Plaintiff Melanie Rountree was insured through State Farm for auto insurance liability policies totaling $1,250,000. She was 100% at fault in causing an auto accident on January 19, 2013. Rountree, while extremely intoxicated, drove her vehicle through a red light and collided with Patrick Kirchhofer’s vehicle, causing serious and permanent injuries to Mr. Kirchhofer, including partial paralysis. Ms. Rountree claimed that State Farm unreasonably failed to timely make an offer to settle, causing a judgment to be entered against Ms. Rountree in the amount of $4,102,526.05. State Farm paid its policy limits plus interest and costs after judgment was entered, leaving an unpaid judgment balance of $3,469,598.25 as of the second trial. Rountree entered into a Bashor Agreement with Kirchhofer and was represented at the bad faith trial by the same lawyers who had represented Kirchhofer. She sought the unpaid amount of the judgment, plus two times the insurance limits (a total of $2.5 million) for unreasonable delay under C.R.S. § 10-3-1115 and 1116, punitive damages of $3,469,598.25, and attorney fees. In closing, the total requested by her attorneys was $9,439,196.50, plus attorney fees in excess of $500,000.00.

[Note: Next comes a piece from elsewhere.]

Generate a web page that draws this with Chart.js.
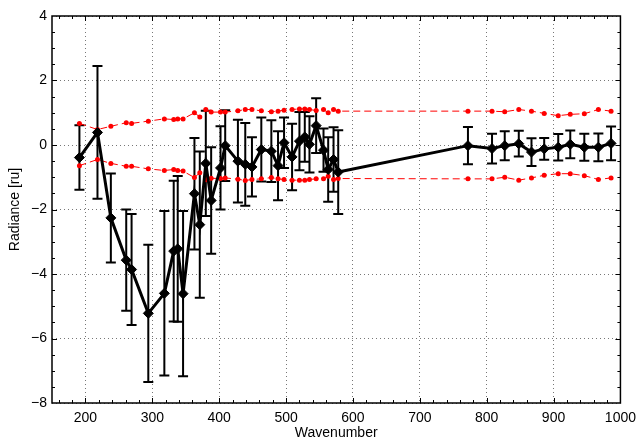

State Farm provided Rountree a defense to the Kirchhofer suit and Rountree later hired personal counsel. During the underlying litigation, Kirchhofer’s attorneys sent a letter demanding a settlement offer from State Farm. The letter purposely did not say State Farm’s limits would be accepted as a full and final settlement. Rountree and her attorneys advised State Farm not to offer its policy limits because that would immediately expose Rountree’s personal assets for further negotiations. They still hoped to convince Kirchhofer’s attorneys to accept policy limits for a full release. State Farm agreed to Rountree’s request. When State Farm’s policy limits were not offered by the deadline Kirchhofer’s attorneys revoked their “demand”, claimed it was bad faith and argued State Farm was now exposed to the full damages suffered by Kirchhofer. They demanded $12 million at mediation and $27 million at the injury trial. After the injury trial Rountree entered into the Bashor Agreement, assigning her bad faith claim proceeds to Kirchhofer.

During the bad faith trial, Frank Patterson and Lindsay Dunn convinced the jury that State Farm never had a reasonable opportunity to settle the case for several reasons. First, it was following the request of its insured in not making the policy limits offer. Second, Kirchhofer and his lawyers had no intent to settle for the State Farm policy limits. The lawyers were trying to create a “set-up”, a way to claim bad faith and open the policy limits.

This case is important for insurers because there is a surge of “set-up” cases in Colorado as a result of the punitive provisions of C.R.S. § 10-3-1115 and 1116. This case shows that juries will consider the question whether the insurer had a reasonable chance to settle, and that set-up cases raise real doubts about the plaintiff’s intent to settle.